Another component of your course grade is an article review and oral presentation worth 15% of your course grade. This is a two-page written review of an article chosen from Mathematics Teaching in the Middle Grades, Mathematics Teacher, Teaching Children Mathematics, or similar journal on a algebraic subject and a 15 to 20 minute oral presentation to the class on the teaching ideas in the article. Guidelines for the written review and the oral presentation accompany this syllabus. A partial listing of appropriate articles can be found at the Desire2LearnÔ website. More information about accessing this website and signing up for a review article and presentation time will be provided in class.
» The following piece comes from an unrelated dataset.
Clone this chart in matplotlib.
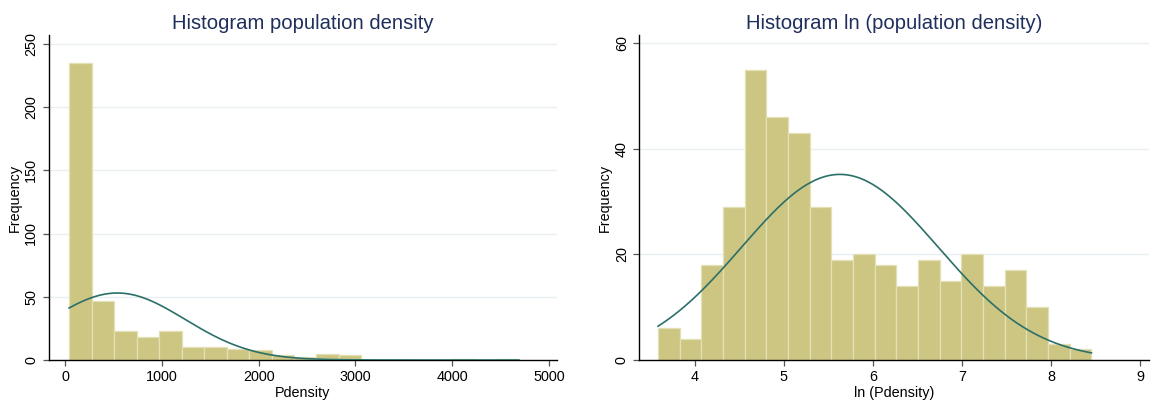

The final component (5%) of your course grade will be for class participation, which includes regular attendance, asking and answering questions based on reading assignments, class presentation of homework problems, active involvement in classroom group work, feedback on oral presentations, and completion of non-graded assignments, such as those that are to be completed in the Desire2Learnä discussion forum. More information about accessing this website and using the discussion forums will be provided in class.
The grading scale will be approximately as follows:
A: 93 – 100%
AB: 89 – 92%
B: 82 – 88%
BC: 79 – 81%
C: 69 – 78%
D: 60 – 68%
F: 0 – 59%
You are expected to attend all classes. Excessive (more than three) absences will affect your participation grade. You are responsible for all material covered and all activities in class and for all assignments (including readings) whether present or absent from a particular class meeting. You may always check the website for current assignments, due dates and announcements.
You should expect to spend significant time outside of class working on the various assignments of this course. In addition, I encourage you to spend time reflecting on the ideas we are discussing. You should be reflecting on the mathematics you’re doing and why you’re doing it. What algebraic concepts are involved? How are these concepts related to each other and to the problem? How are these concepts related to the other ideas in the course? Thinking and doing is more effective than just doing. Mathematics is a subject that requires work, practice, reflection, and concentration. Expect to spend a minimum of eight to twelve hours per week outside of class engaged with the wonders of algebra.
An Invitation
I welcome your feedback on how the course is going for you. In order to encourage your comments, both positive and negative, I have set up a Feedback Forum on Desire2Learnä, where you may share your thoughts with me and with your classmates anonymously at anytime. I will check this forum regularly and respond to your suggestions where possible.
Finally, let me encourage each of you to spend time with me during office hours. Good students take advantage of the opportunity for one-on-one time with their instructors. We can talk about your course concerns, about problem assignments, about quizzes and exams, or explore some aspect of algebra or teaching you find exciting or challenging or frustrating! My time is your time during office hours. Each of you is welcome! At other times, take advantage of e-mail. I promise to check and answer e-mail each day - provided the system is “up!”
I am looking forward to an exciting semester of modern algebra.